How to Scrape Amazon: Complete Guide for 2026
Learn how to scrape Amazon product data with Python in 2026. Bypass CAPTCHA and IP bans, extract structured data, and build production-ready scraping pipelines.
March 23, 2026
Amazon is one of the most data-rich e-commerce targets on the web — and one of the most aggressively defended. This guide covers what protections you'll hit, how to work around them, and how to build a reliable extraction pipeline that handles pricing, availability, ratings, and product metadata at scale.
Why Scrape Amazon?
Three use cases that justify the engineering investment:
Price monitoring: Amazon updates prices multiple times per day on high-velocity products. Scraping price history across competitor SKUs feeds dynamic pricing models, discount detection systems, and market intelligence dashboards. For retail analytics firms, this is the primary driver for Amazon scraping at scale.

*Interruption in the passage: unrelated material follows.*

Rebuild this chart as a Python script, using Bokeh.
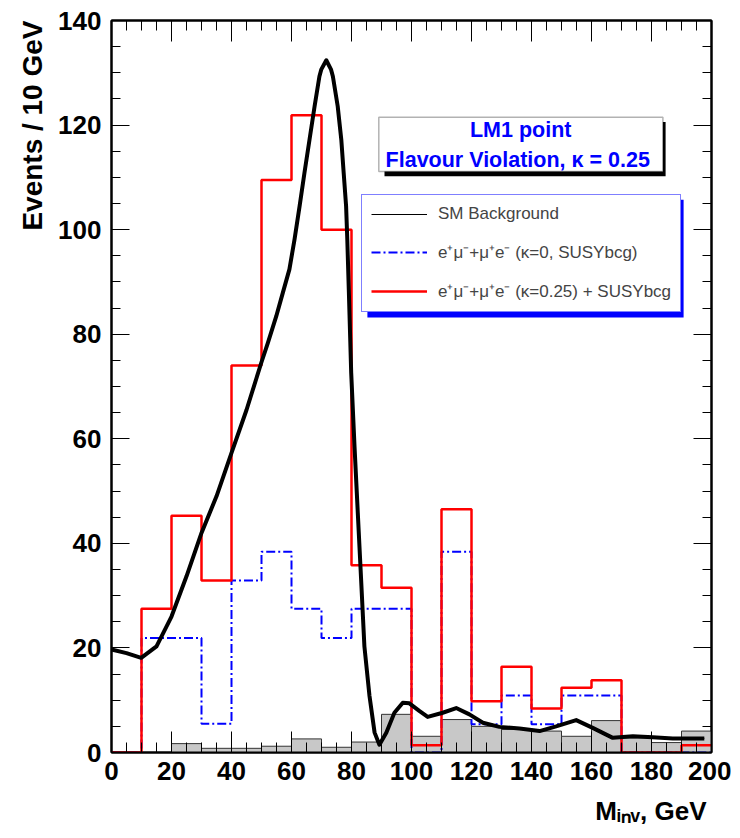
from bokeh.plotting import figure
from bokeh.models import (Range1d, LinearAxis, SingleIntervalTicker, Label,
                          BoxAnnotation, Legend, LegendItem, Title,
                          CustomLabelingPolicy)
from bokeh.embed import file_html
from bokeh.resources import INLINE

# ---------------- data ----------------
bin_edges = list(range(0, 201, 10))
sig_k025 = [0, 27.5, 45.3, 32.9, 74.0, 109.5, 121.9, 100.0, 35.8, 31.5,
            1.4, 46.5, 9.8, 16.4, 8.4, 12.4, 13.8, 0, 0, 1.4]
sig_k0 = [0, 21.9, 21.9, 5.5, 32.9, 38.4, 27.5, 21.9, 27.5, 27.5,
          0, 38.4, 5.4, 10.9, 5.4, 10.9, 10.9, 0, 0, 0]
sm_hist = [0, 0, 1.7, 0.8, 0.8, 1.2, 2.6, 1.0, 2.0, 7.3,
           3.1, 6.3, 5.0, 4.4, 4.1, 3.1, 6.1, 2.8, 1.9, 4.1]

bg_x = [0, 5, 9.9, 15, 20, 25, 30, 35, 40, 45, 49.9, 52.1, 54.9, 57.1, 59.3,
        61, 62.7, 64.3, 66, 67.7, 69.3, 69.9, 71.6, 73.2, 73.8, 75.4, 76.6,
        77.4, 78.2, 78.6, 79.1, 79.9, 81, 82.1, 83.2, 84.3, 86, 87.7, 89.3,
        91.6, 94.3, 97.1, 99.3, 102.7, 105.4, 110.4, 114.9, 119.3, 123.8,
        129.3, 136, 142.7, 148.2, 154.9, 160.4, 167.1, 173.8, 180.4, 187.1,
        197.6]
bg_y = [19.7, 19.0, 18.1, 20.3, 26.0, 33.7, 42.0, 49.0, 57.3, 65.5, 74.5,
        78.3, 83.4, 87.9, 92.4, 98.1, 104.5, 110.8, 117.2, 123.6, 129.3,
        130.6, 132.4, 130.6, 129.3, 123.6, 117.2, 110.8, 104.5, 98.1, 88.5,
        72.6, 58.6, 45.8, 33.1, 20.3, 10.8, 3.8, 1.5, 3.8, 7.6, 9.5, 9.4,
        7.9, 6.8, 7.6, 8.5, 7.3, 5.7, 4.9, 4.6, 4.1, 5.0, 6.2, 4.7, 2.8,
        3.1, 2.9, 2.7, 2.7]

legend_labels = ["SM Background",
                 "e\u207a\u03bc\u207b+\u03bc\u207ae\u207b (\u03ba=0, SUSYbcg)",
                 "e\u207a\u03bc\u207b+\u03bc\u207ae\u207b (\u03ba=0.25) + SUSYbcg"]
title_lines = ["LM1 point", "Flavour Violation,  \u03ba = 0.25"]
y_title = "Events / 10 GeV"
x_title = "M\u1d62\u2099\u1d65, GeV"

FONT = "Liberation Sans"

# ---------------- figure ----------------
p = figure(width=731, height=836, output_backend="svg", toolbar_location=None,
           x_range=Range1d(0, 200), y_range=Range1d(0, 140),
           x_axis_location=None, y_axis_location=None,
           min_border_left=111, min_border_right=20,
           min_border_top=20, min_border_bottom=84)
p.xgrid.visible = False
p.ygrid.visible = False
p.outline_line_color = "black"
p.outline_line_width = 2
p.background_fill_color = "white"
p.border_fill_color = "white"


def style_axis(ax, tick_in, minor_in, labels=True):
    ax.ticker = SingleIntervalTicker(interval=20, num_minor_ticks=4)
    ax.major_tick_in = tick_in
    ax.major_tick_out = 0
    ax.minor_tick_in = minor_in
    ax.minor_tick_out = 0
    ax.major_tick_line_color = "black"
    ax.minor_tick_line_color = "black"
    ax.axis_line_color = "black"
    ax.axis_line_width = 2
    ax.major_label_text_font = FONT
    ax.major_label_text_font_style = "bold"
    ax.major_label_text_color = "black"
    if labels:
        ax.major_label_text_font_size = "26px"
    else:
        # mirrored ticks only (ROOT style), no labels
        ax.major_label_text_font_size = "1px"
        ax.major_label_policy = CustomLabelingPolicy(code="return new Set()")
        ax.major_label_standoff = 0


xb = LinearAxis()
style_axis(xb, 21, 10)
xb.major_label_standoff = 9
p.add_layout(xb, "below")
xt = LinearAxis()
style_axis(xt, 21, 10, labels=False)
p.add_layout(xt, "above")
yl = LinearAxis()
style_axis(yl, 18, 9)
yl.major_label_standoff = 10
p.add_layout(yl, "left")
yr = LinearAxis()
style_axis(yr, 18, 9, labels=False)
p.add_layout(yr, "right")

# axis titles (ROOT style: at the end of the axis)
p.add_layout(Title(text=y_title, align="right", text_font=FONT,
                   text_font_style="bold", text_font_size="28px",
                   text_color="black", standoff=16), "left")
p.add_layout(Title(text=x_title, align="right", text_font=FONT,
                   text_font_style="bold", text_font_size="26px",
                   text_color="black", standoff=22, offset=5,
                   text_line_height=0.6), "below")

# ---------------- glyphs ----------------
p.quad(left=bin_edges[:-1], right=bin_edges[1:], bottom=0, top=sm_hist,
       fill_color="#c8c8c8", line_color="#333333", line_width=1)
r_blue = p.step(x=bin_edges, y=sig_k0 + [sig_k0[-1]], mode="after",
                line_color="#0000ff", line_width=2, line_dash="9 3 2 3")
r_red = p.step(x=bin_edges, y=sig_k025 + [sig_k025[-1]], mode="after",
               line_color="#ff0000", line_width=2.5)
r_black_leg = p.line(x=bg_x, y=bg_y, line_color="black", line_width=1)
p.line(x=bg_x, y=bg_y, line_color="black", line_width=4, line_join="round")

# ---------------- legend ----------------
p.add_layout(BoxAnnotation(left=85.3, right=190.7, top=105.7, bottom=83.2,
                           fill_color="#0000ff", fill_alpha=1, line_color=None))
legend = Legend(items=[LegendItem(label=legend_labels[0], renderers=[r_black_leg]),
                       LegendItem(label=legend_labels[1], renderers=[r_blue]),
                       LegendItem(label=legend_labels[2], renderers=[r_red])],
                location=(250, 440), margin=0, padding=9, spacing=16,
                glyph_width=56, glyph_height=20, label_height=20,
                label_standoff=11, label_text_font=FONT,
                label_text_font_size="17px",
                border_line_color="#0000ff", border_line_width=1,
                background_fill_color="white", background_fill_alpha=1)
p.add_layout(legend)

# ---------------- title box ----------------
p.add_layout(BoxAnnotation(left=91.0, right=184.7, top=120.6, bottom=110.2,
                           fill_color="black", fill_alpha=1, line_color=None))
p.add_layout(BoxAnnotation(left=89.1, right=183.8, top=121.5, bottom=111.1,
                           fill_color="white", fill_alpha=1,
                           line_color="black", line_width=1.5))
for txt, yy in zip(title_lines, [119.0, 113.3]):
    p.add_layout(Label(x=136.4, y=yy, text=txt, text_align="center",
                       text_baseline="alphabetic", text_font=FONT,
                       text_font_style="bold", text_font_size="21.5px",
                       text_color="#0000ff"))

open("out.html", "w").write(file_html(p, INLINE))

Market research and product intelligence: Best Seller Rank (BSR) movements signal category momentum before it appears in any third-party dataset. Aggregating review sentiment, tracking new product launches, and analyzing feature bullet points across a category gives consumer goods teams and investors a ground-truth view of the market.
Inventory and availability monitoring: "Currently unavailable" status changes on high-demand ASINs serve as supply chain signals. Resellers and logistics teams use availability scraping to trigger procurement or repricing workflows automatically.
Anti-Bot Challenges on amazon.com
Amazon runs one of the most layered bot detection stacks in e-commerce. Here's a precise breakdown of what you're dealing with:
CAPTCHA on datacenter IPs: Any request originating from a known datacenter ASN (AWS, GCP, Azure, Hetzner) almost always lands on a CAPTCHA page. The challenge is served dynamically — you won't get a clean 403, you'll get a 200 with a CAPTCHA payload that looks like a product page until you parse it.
Browser fingerprinting: Amazon's page JavaScript inspects navigator.userAgent, screen resolution, timezone offset, WebGL renderer hash, Canvas fingerprint, and AudioContext output. Default headless Chrome — even with standard User-Agent spoofing — is trivially detected via the combination of these signals.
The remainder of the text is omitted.